Democratic vice-presidential candidate Tim Kaine, left, and his counterpart on the Republican ticket, Mike Pence, square off Tuesday night in the first and only vice-presidential debate. (Chuck Burton/Associated Press, Mike Segar/Reuters)

Nobody really votes for them. Few would consider them household names in U.S. politics.

And yet, come November, one of the vice-presidential running mates — a Spanish-speaking senator from Virginia or a Indiana governor perhaps best known outside Indiana for supporting the Hoosier state's controversial "religious freedom" bill — will inherit the most powerful subordinate office in the United States.

If past vice-presidential debates are any measure, chances are slim that Tuesday night's faceoff between Democrat Tim Kaine, a senator from Virginia, and Republican Mike Pence, a governor of Indiana, will needle the polls in a major way.

But the contest of the running mates gives the electorate an extended look at how the next person to be "one heartbeat away" from assuming the Oval Office might govern, says Joel Goldstein, a scholar on the vice-presidency who lectures at Saint Louis University School of Law.

"The main mark or target isn't these two guys, it's the top of the ticket," Goldstein says. "But another function of the V-P debate is to let the American people meet the First Successor, and to see how they could be plausible presidents."

Who is Tim Kaine?

Democratic vice-presidential nominee Tim Kaine takes the stage at the Democratic National Convention in July 2016 in Philadelphia, Penn. (Lucy Nicholson/Reuters)
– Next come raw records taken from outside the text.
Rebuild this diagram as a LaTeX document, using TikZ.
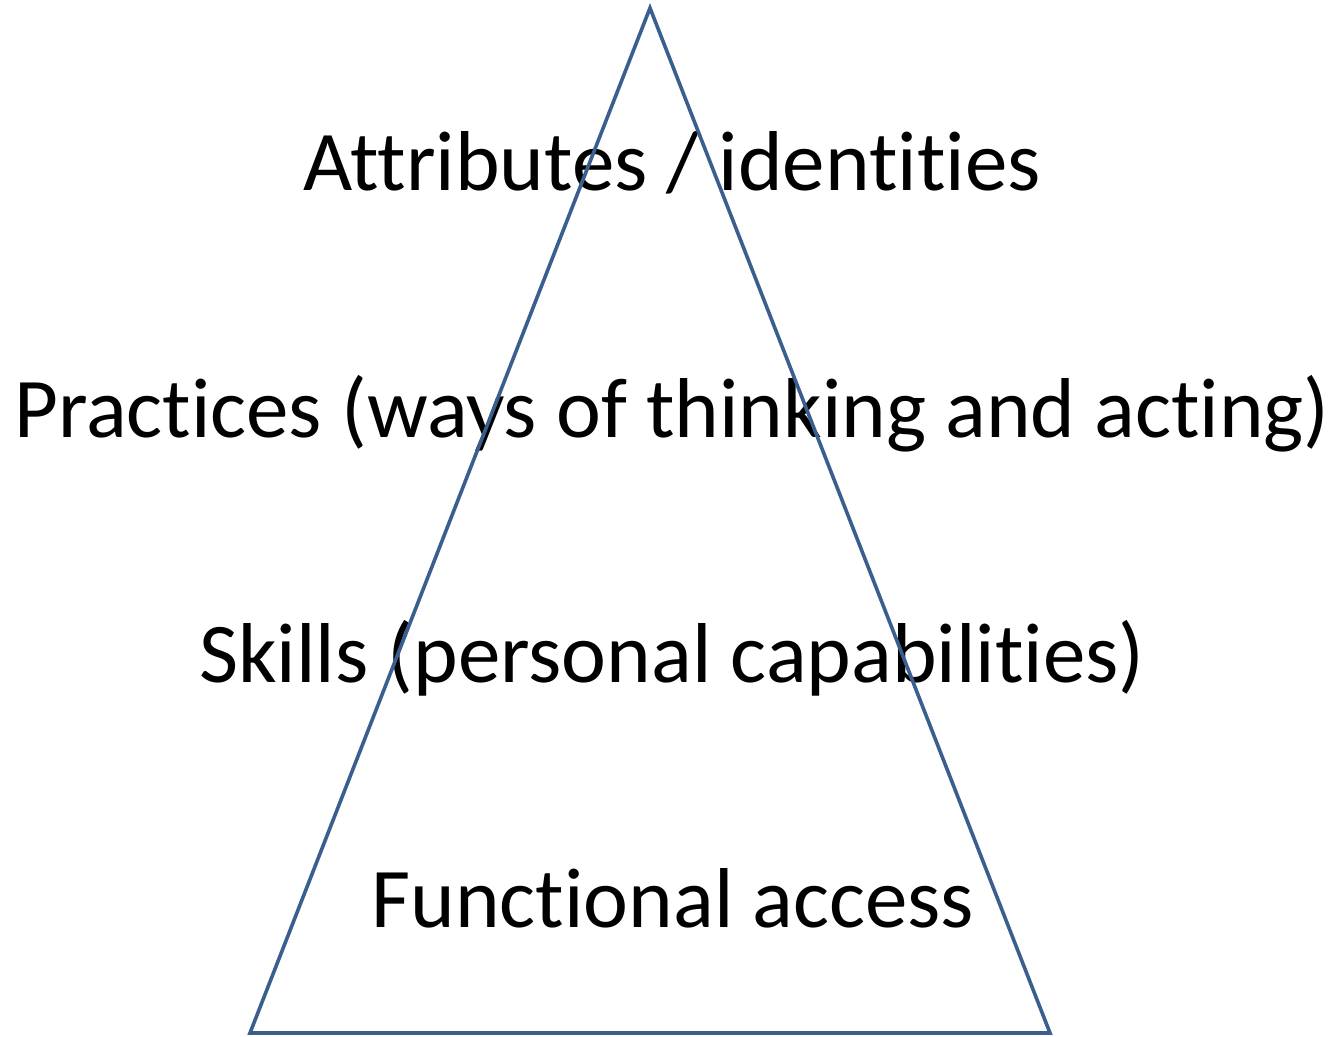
\documentclass[tikz,border=0pt]{standalone}
\usepackage{fontspec}
\setmainfont[Ligatures=NoCommon]{Carlito}
\definecolor{edgeblue}{HTML}{3A5F8F}
\tikzset{
  level/.style={anchor=base, inner sep=0pt, font=\fontsize{85}{100}\selectfont},
  pyramid/.style={draw=edgeblue, line width=3.6pt, line join=miter}
}
\begin{document}
\begin{tikzpicture}[x=1pt, y=-1pt]
      \useasboundingbox (0,0) rectangle (1335,1036);
      \node[level] (attr) at (672,190) {Attributes / identities};
      \node[level] (prac) at (672,437) {Practices (ways of thinking and acting)};
      \node[level] (skil) at (672,682) {Skills (personal capabilities)};
      \node[level] (func) at (673,927) {Functional access};
      \coordinate (apex) at (650,8);
      \coordinate (left) at (250,1033);
      \coordinate (right) at (1050,1033);
      \draw[pyramid] (apex) -- (right) -- (left) -- cycle;
    \end{tikzpicture}
\end{document}
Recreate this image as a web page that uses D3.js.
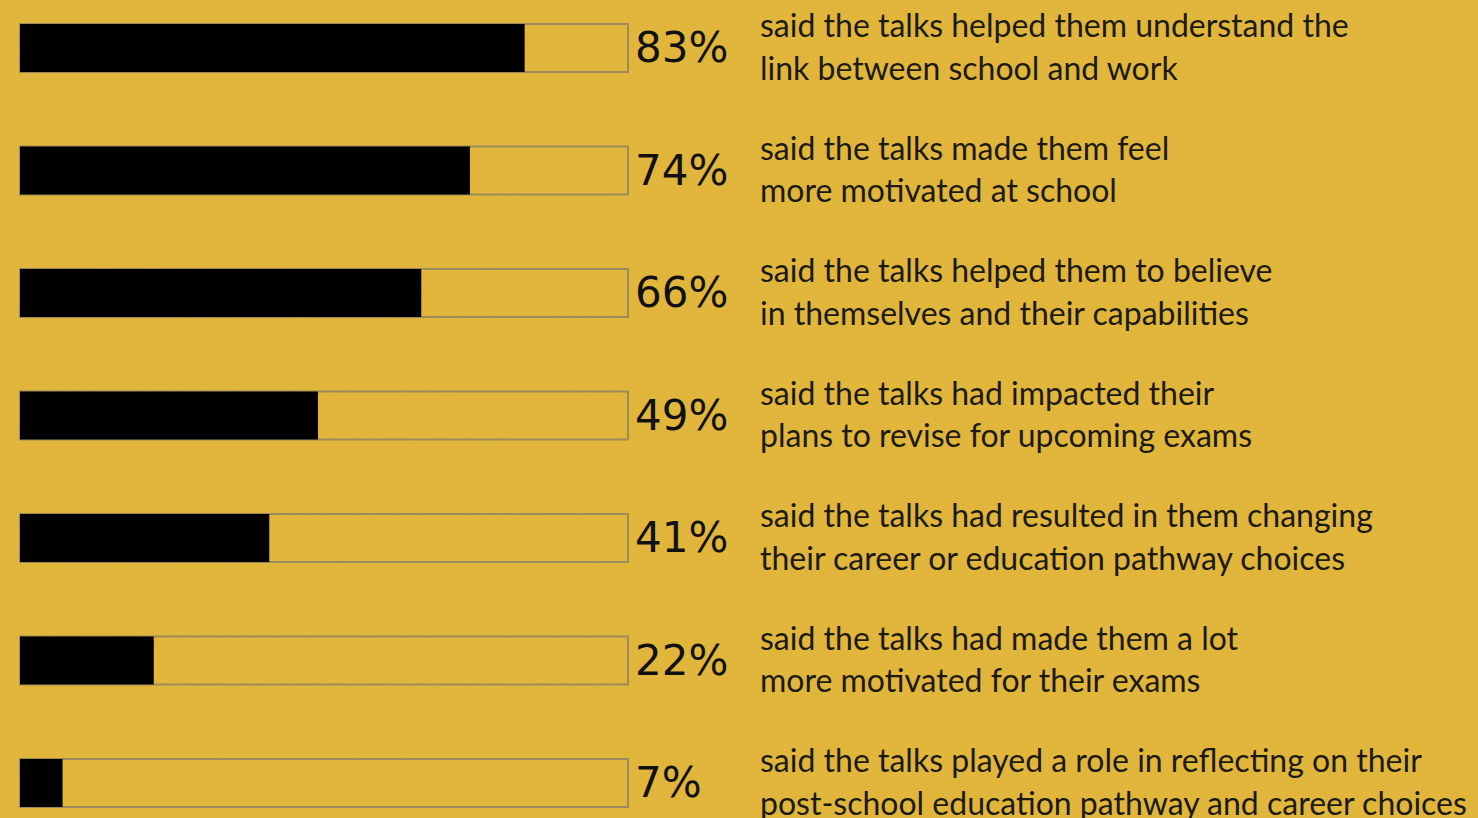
<!DOCTYPE html>
<html lang="en">
<head>
    <meta charset="UTF-8">
    <title>Talks survey bars</title>
    <script src="https://d3js.org/d3.v7.min.js" charset="utf-8"></script>
    <style>
        html, body { margin: 0; padding: 0; background: #e2b53a; }
        svg { display: block; }
    </style>
</head>
<body>
<script>
    // values
    var percents = [83, 74, 66, 49, 41, 22, 7];
    var firstLines = [
        'said the talks helped them understand the',
        'said the talks made them feel',
        'said the talks helped them to believe',
        'said the talks had impacted their',
        'said the talks had resulted in them changing',
        'said the talks had made them a lot',
        'said the talks played a role in reflecting on their'
    ];
    var secondLines = [
        'link between school and work',
        'more motivated at school',
        'in themselves and their capabilities',
        'plans to revise for upcoming exams',
        'their career or education pathway choices',
        'more motivated for their exams',
        'post-school education pathway and career choices'
    ];

    var svgwidth = 1478;
    var svgheight = 818;

    var svg = d3.select('body').append('svg')
        .attr('width', svgwidth)
        .attr('height', svgheight);

    // paper-like grain on the yellow background
    var defs = svg.append('defs');
    var grain = defs.append('filter').attr('id', 'grain');
    grain.append('feTurbulence')
        .attr('type', 'fractalNoise')
        .attr('baseFrequency', 0.6)
        .attr('numOctaves', 2)
        .attr('seed', 3);
    grain.append('feColorMatrix')
        .attr('type', 'matrix')
        .attr('values', '0 0 0 0 0.45  0 0 0 0 0.32  0 0 0 0 0.05  0 0 0 0.10 0');

    svg.append('rect')
        .attr('width', svgwidth)
        .attr('height', svgheight)
        .attr('fill', '#e3b73b');
    svg.append('rect')
        .attr('width', svgwidth)
        .attr('height', svgheight)
        .attr('filter', 'url(#grain)');

    var x = d3.scaleLinear().domain([0, 100]).range([20, 628]);
    var y = d3.scaleBand()
        .domain(d3.range(percents.length))
        .range([24, 807])
        .paddingInner(0.608)
        .paddingOuter(0);

    var rows = svg.selectAll('.row')
        .data(percents)
        .enter().append('g')
        .attr('class', 'row')
        .attr('transform', (d, i) => 'translate(0,' + y(i) + ')');

    // outline of the full 100% box
    rows.append('rect')
        .attr('x', x(0))
        .attr('y', 0)
        .attr('width', x(100) - x(0))
        .attr('height', y.bandwidth())
        .attr('fill', 'none')
        .attr('stroke', '#9c8b5c')
        .attr('stroke-width', 2);

    // filled part
    rows.append('rect')
        .attr('x', x(0))
        .attr('y', 0)
        .attr('width', d => x(d) - x(0))
        .attr('height', y.bandwidth())
        .attr('fill', '#000');

    rows.append('text')
        .attr('x', 635)
        .attr('y', y.bandwidth() / 2 + 14)
        .style('font-family', 'DejaVu Sans, sans-serif')
        .style('font-size', '42px')
        .style('fill', '#111')
        .text(d => d + '%');

    rows.append('text')
        .attr('x', 760)
        .attr('y', y.bandwidth() / 2 - 11)
        .style('font-family', 'Lato, sans-serif')
        .style('font-size', '32px')
        .style('fill', '#1c1a14')
        .text((d, i) => firstLines[i]);

    rows.append('text')
        .attr('x', 760)
        .attr('y', y.bandwidth() / 2 + 32)
        .style('font-family', 'Lato, sans-serif')
        .style('font-size', '32px')
        .style('fill', '#1c1a14')
        .text((d, i) => secondLines[i]);
</script>
</body>
</html>
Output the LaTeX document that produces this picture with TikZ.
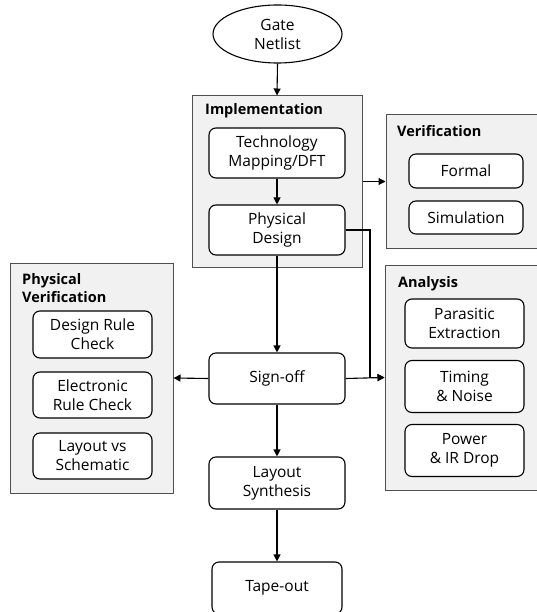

"Boring" by his own admission, Hillary Clinton's running mate was considered a safe choice among progressive liberals, boasting a 100 per cent voting record with Planned Parenthood, though he personally opposes abortion. He scored a 90 per cent congressional voting record from Americans for Democratic Action in 2014.

Kaine is one of 20 people in U.S. politics to have reached a rare trifecta of governance, as a former mayor of the City of Richmond, a governor of Virginia and a popular senator from that state.

At 58, Kaine is a decade younger than Clinton. She has pitched him as a person that she not only gets along with, but who would also be qualified to take over the Oval Office were she to win the election but somehow become sidelined.

Kaine is a devout Catholic who has long attended a predominantly black church. While studying at Harvard Law School, he took a year off to perform missionary work in Honduras, where he learned Spanish. His fluency in Spanish could help with reaching out to a vital Hispanic electorate and his popularity in Virginia could help the Democrats carry the swing state.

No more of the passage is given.